COLLECTED MATERIAL —
[BEGIN]
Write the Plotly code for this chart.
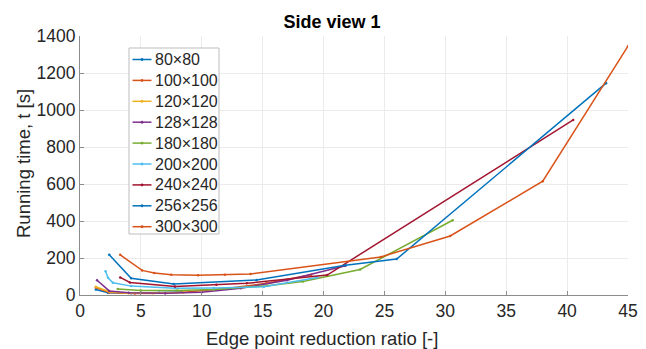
import plotly.graph_objects as go

names = ["80×80", "100×100", "120×120", "128×128", "180×180",
         "200×200", "240×240", "256×256", "300×300"]
colors = ["#0072BD", "#D95319", "#EDB120", "#7E2F8E", "#77AC30",
          "#4DBEEE", "#A2142F", "#0072BD", "#D95319"]

x_80 = [1.3, 2.3, 4.2, 6.5, 8.4]
y_80 = [30, 12, 10, 12, 16]
x_100 = [1.3, 2.4, 4.5, 7.0, 9.0, 12.0, 15.3, 19.0]
y_100 = [40, 14, 8, 10, 18, 35, 63, 110]
x_120 = [1.3, 2.4, 4.0, 6.0, 8.5]
y_120 = [45, 18, 10, 10, 14]
x_128 = [1.4, 2.4, 4.0, 7.0, 10.0, 13.2, 17.0, 21.8]
y_128 = [80, 22, 12, 10, 15, 36, 80, 158]
x_180 = [3.1, 5.0, 8.0, 11.0, 15.4, 18.3, 23.0, 30.6]
y_180 = [32, 25, 25, 30, 50, 73, 138, 404]
x_200 = [2.1, 2.3, 2.7, 4.2, 7.8, 11.0, 15.1, 19.5]
y_200 = [129, 93, 66, 48, 36, 38, 45, 95]
x_240 = [3.3, 4.1, 7.8, 11.2, 13.7, 20.3, 40.5]
y_240 = [95, 68, 46, 55, 63, 108, 946]
x_256 = [2.4, 4.2, 7.7, 14.5, 21.8, 26.0, 43.2]
y_256 = [218, 90, 59, 81, 161, 194, 1145]
x_300 = [3.3, 5.1, 6.1, 7.5, 9.7, 11.9, 14.0, 24.7, 30.4, 38.0, 45.0]
y_300 = [217, 133, 119, 109, 107, 109, 114, 206, 319, 615, 1345]

xs = [x_80, x_100, x_120, x_128, x_180, x_200, x_240, x_256, x_300]
ys = [y_80, y_100, y_120, y_128, y_180, y_200, y_240, y_256, y_300]

x_ticks = [0, 5, 10, 15, 20, 25, 30, 35, 40, 45]
y_ticks = [0, 200, 400, 600, 800, 1000, 1200, 1400]

# Page body has an 8px margin; figure is sized/offset to compensate.
OFF = 8
W, H = 646 - OFF, 349 - OFF
PL, PR, PT, PB = 80, 628, 36, 295  # plot area in page pixels
PW, PH = PR - PL, PB - PT


def px(xp):
    return (xp - PL) / PW


def py(yp):
    return (PB - yp) / PH


fig = go.Figure()
for n, c, x, y in zip(names, colors, xs, ys):
    fig.add_trace(go.Scatter(x=x, y=y, name=n, mode="lines+markers",
                             line=dict(color=c, width=1.5),
                             marker=dict(color=c, size=2.5),
                             showlegend=False))

font = "Liberation Sans, Arial, sans-serif"
txt = "#262626"

# Manual legend (MATLAB-style compact box)
shapes = [dict(type="rect", xref="paper", yref="paper",
               x0=px(129), x1=px(219), y0=py(234), y1=py(48),
               line=dict(color="#bdbdbd", width=1), fillcolor="white",
               layer="above")]
annotations = []
for i, (n, c) in enumerate(zip(names, colors)):
    yc = 59.5 + i * 20.9
    shapes.append(dict(type="line", xref="paper", yref="paper",
                       x0=px(132.5), x1=px(151.5), y0=py(yc), y1=py(yc),
                       line=dict(color=c, width=1.5), layer="above"))
    shapes.append(dict(type="circle", xref="paper", yref="paper",
                       x0=px(140.8), x1=px(143.2), y0=py(yc + 1.2),
                       y1=py(yc - 1.2), line=dict(color=c, width=0.5),
                       fillcolor=c, layer="above"))
    annotations.append(dict(text=n, xref="paper", yref="paper",
                            x=px(153), y=py(yc), xanchor="left",
                            yanchor="middle", showarrow=False,
                            font=dict(size=16, color=txt, family=font)))

annotations += [
    dict(text="Edge point reduction ratio [-]", xref="paper", yref="paper",
         x=px(322), y=py(338), xanchor="center", yanchor="middle",
         showarrow=False, font=dict(size=18.5, color=txt)),
    dict(text="Running time, t [s]", xref="paper", yref="paper",
         x=px(23), y=py(164), xanchor="center", yanchor="middle",
         textangle=-90, showarrow=False, font=dict(size=18.5, color=txt)),
]

fig.update_layout(
    width=W, height=H,
    margin=dict(l=PL - OFF, r=646 - PR, t=PT - OFF, b=349 - PB),
    paper_bgcolor="white", plot_bgcolor="white",
    font=dict(family=font, color=txt),
    title=dict(text="<b>Side view 1</b>", xref="container",
               x=(332 - OFF) / W, xanchor="center", yref="container",
               y=1 - (21.5 - OFF) / H, yanchor="middle",
               font=dict(size=18, color="#000")),
    showlegend=False,
    shapes=shapes,
    annotations=annotations,
)
fig.update_xaxes(range=[0, 45], tickvals=x_ticks, showgrid=True,
                 gridcolor="#ebebeb", showline=True, linecolor="#8c8c8c",
                 ticks="inside", ticklen=4, tickcolor="#8c8c8c",
                 tickfont=dict(size=17.5, color=txt), zeroline=False,
                 automargin=False)
fig.update_yaxes(range=[0, 1400], tickvals=y_ticks, showgrid=True,
                 gridcolor="#ebebeb", showline=True, linecolor="#8c8c8c",
                 ticks="inside", ticklen=4, tickcolor="#8c8c8c",
                 tickfont=dict(size=17.5, color=txt), zeroline=False,
                 automargin=False)

fig.write_html("out.html")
[END]
Skip every picture and return the lines above from the top through the one that contains "y_ticks = [0, 200, 400, 600, 800, 1000, 1200, 1400]".

RESULT FOR THIS EXERCISE —
Write the Plotly code for this chart.
import plotly.graph_objects as go

names = ["80×80", "100×100", "120×120", "128×128", "180×180",
         "200×200", "240×240", "256×256", "300×300"]
colors = ["#0072BD", "#D95319", "#EDB120", "#7E2F8E", "#77AC30",
          "#4DBEEE", "#A2142F", "#0072BD", "#D95319"]

x_80 = [1.3, 2.3, 4.2, 6.5, 8.4]
y_80 = [30, 12, 10, 12, 16]
x_100 = [1.3, 2.4, 4.5, 7.0, 9.0, 12.0, 15.3, 19.0]
y_100 = [40, 14, 8, 10, 18, 35, 63, 110]
x_120 = [1.3, 2.4, 4.0, 6.0, 8.5]
y_120 = [45, 18, 10, 10, 14]
x_128 = [1.4, 2.4, 4.0, 7.0, 10.0, 13.2, 17.0, 21.8]
y_128 = [80, 22, 12, 10, 15, 36, 80, 158]
x_180 = [3.1, 5.0, 8.0, 11.0, 15.4, 18.3, 23.0, 30.6]
y_180 = [32, 25, 25, 30, 50, 73, 138, 404]
x_200 = [2.1, 2.3, 2.7, 4.2, 7.8, 11.0, 15.1, 19.5]
y_200 = [129, 93, 66, 48, 36, 38, 45, 95]
x_240 = [3.3, 4.1, 7.8, 11.2, 13.7, 20.3, 40.5]
y_240 = [95, 68, 46, 55, 63, 108, 946]
x_256 = [2.4, 4.2, 7.7, 14.5, 21.8, 26.0, 43.2]
y_256 = [218, 90, 59, 81, 161, 194, 1145]
x_300 = [3.3, 5.1, 6.1, 7.5, 9.7, 11.9, 14.0, 24.7, 30.4, 38.0, 45.0]
y_300 = [217, 133, 119, 109, 107, 109, 114, 206, 319, 615, 1345]

xs = [x_80, x_100, x_120, x_128, x_180, x_200, x_240, x_256, x_300]
ys = [y_80, y_100, y_120, y_128, y_180, y_200, y_240, y_256, y_300]

x_ticks = [0, 5, 10, 15, 20, 25, 30, 35, 40, 45]
y_ticks = [0, 200, 400, 600, 800, 1000, 1200, 1400]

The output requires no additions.